Without any pictures, restate the lines from the one containing "Give me the" to the one containing "import seaborn as sns", word for word, ends included.

Exercise input
== == ==
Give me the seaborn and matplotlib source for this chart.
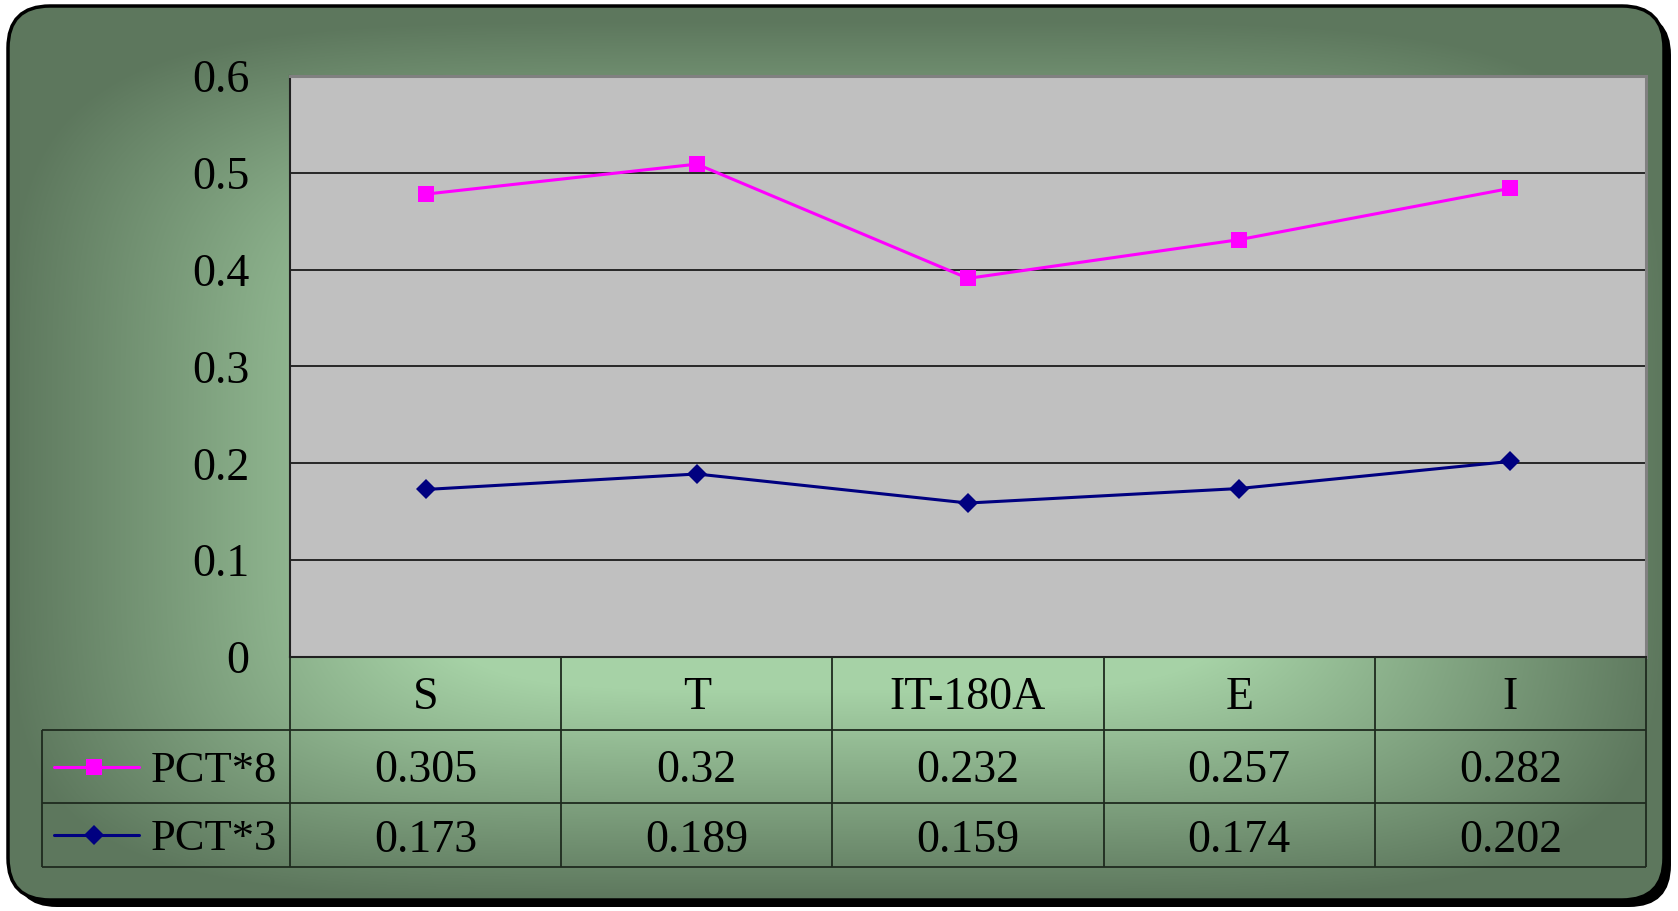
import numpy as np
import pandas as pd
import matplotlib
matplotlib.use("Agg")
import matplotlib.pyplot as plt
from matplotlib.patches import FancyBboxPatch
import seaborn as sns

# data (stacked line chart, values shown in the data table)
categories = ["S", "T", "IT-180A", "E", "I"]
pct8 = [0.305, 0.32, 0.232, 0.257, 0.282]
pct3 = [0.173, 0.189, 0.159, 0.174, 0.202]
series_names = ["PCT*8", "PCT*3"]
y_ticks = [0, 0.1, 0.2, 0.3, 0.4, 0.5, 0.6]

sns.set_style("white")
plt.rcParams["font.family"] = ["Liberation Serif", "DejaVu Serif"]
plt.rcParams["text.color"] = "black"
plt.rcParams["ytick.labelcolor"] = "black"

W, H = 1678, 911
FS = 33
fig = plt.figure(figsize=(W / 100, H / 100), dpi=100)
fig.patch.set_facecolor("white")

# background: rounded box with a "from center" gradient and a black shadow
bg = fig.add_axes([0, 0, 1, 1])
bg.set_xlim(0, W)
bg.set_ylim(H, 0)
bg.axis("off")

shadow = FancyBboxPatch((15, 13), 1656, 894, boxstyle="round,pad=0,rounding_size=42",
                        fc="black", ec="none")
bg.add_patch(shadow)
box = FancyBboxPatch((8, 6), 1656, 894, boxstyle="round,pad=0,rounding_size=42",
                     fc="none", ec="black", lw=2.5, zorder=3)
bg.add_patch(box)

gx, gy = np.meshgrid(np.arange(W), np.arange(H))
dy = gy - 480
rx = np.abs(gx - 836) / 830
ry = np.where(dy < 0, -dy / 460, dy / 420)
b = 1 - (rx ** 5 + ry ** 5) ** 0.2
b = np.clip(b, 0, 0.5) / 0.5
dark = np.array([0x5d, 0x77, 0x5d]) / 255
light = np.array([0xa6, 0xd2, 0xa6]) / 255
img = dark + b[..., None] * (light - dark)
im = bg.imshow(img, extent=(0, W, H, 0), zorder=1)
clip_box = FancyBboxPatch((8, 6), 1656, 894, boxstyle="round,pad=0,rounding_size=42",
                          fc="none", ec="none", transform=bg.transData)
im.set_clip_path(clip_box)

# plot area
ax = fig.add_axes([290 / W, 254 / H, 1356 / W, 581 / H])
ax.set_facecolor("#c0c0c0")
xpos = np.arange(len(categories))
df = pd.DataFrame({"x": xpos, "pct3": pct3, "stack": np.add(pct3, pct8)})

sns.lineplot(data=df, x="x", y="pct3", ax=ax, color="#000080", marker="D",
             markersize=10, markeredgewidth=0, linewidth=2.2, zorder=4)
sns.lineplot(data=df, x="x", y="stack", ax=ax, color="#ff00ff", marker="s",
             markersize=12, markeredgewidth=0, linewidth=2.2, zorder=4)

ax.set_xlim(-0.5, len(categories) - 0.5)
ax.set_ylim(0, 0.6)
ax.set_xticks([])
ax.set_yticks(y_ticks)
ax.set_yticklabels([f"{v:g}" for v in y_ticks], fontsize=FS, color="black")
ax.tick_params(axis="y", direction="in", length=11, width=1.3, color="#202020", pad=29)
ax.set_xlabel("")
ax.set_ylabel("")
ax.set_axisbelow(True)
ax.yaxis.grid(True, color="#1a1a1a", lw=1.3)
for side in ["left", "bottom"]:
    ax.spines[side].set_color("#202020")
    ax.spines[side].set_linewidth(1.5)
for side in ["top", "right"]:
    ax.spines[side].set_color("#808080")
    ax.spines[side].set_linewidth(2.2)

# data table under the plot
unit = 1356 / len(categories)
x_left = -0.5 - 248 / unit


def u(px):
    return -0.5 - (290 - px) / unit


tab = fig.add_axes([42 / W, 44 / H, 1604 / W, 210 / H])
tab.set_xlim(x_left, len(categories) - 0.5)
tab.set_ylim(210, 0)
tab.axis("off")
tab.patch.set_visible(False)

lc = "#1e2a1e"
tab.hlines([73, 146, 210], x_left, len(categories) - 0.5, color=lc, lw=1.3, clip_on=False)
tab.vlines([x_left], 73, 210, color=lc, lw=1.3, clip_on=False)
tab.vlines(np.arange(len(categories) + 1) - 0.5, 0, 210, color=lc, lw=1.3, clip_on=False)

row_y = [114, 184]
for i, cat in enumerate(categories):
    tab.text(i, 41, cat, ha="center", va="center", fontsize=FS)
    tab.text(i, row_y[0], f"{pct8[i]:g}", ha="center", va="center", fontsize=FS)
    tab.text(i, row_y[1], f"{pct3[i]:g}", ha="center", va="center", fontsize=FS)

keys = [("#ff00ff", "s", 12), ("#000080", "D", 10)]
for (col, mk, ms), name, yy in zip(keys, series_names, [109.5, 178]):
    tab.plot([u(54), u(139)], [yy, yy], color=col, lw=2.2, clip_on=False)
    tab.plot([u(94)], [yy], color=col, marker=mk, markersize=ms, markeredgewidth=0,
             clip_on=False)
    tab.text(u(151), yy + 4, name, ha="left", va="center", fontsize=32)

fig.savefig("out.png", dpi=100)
== == ==
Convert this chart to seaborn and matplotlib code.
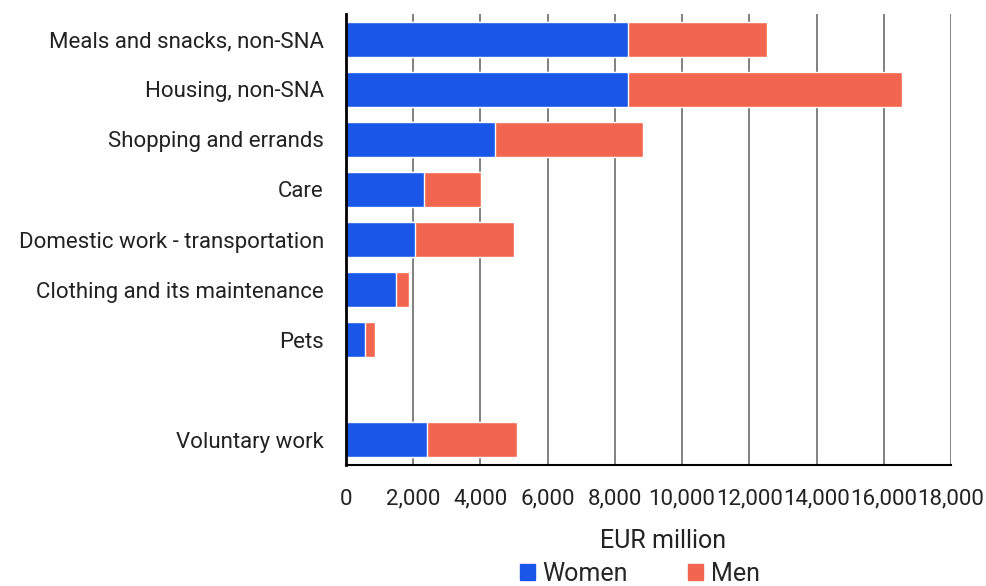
== == ==
Solution to this exercise
Give me the seaborn and matplotlib source for this chart.
import numpy as np
import pandas as pd
import matplotlib
matplotlib.use("Agg")
import matplotlib.pyplot as plt
from matplotlib.patches import FancyBboxPatch
import seaborn as sns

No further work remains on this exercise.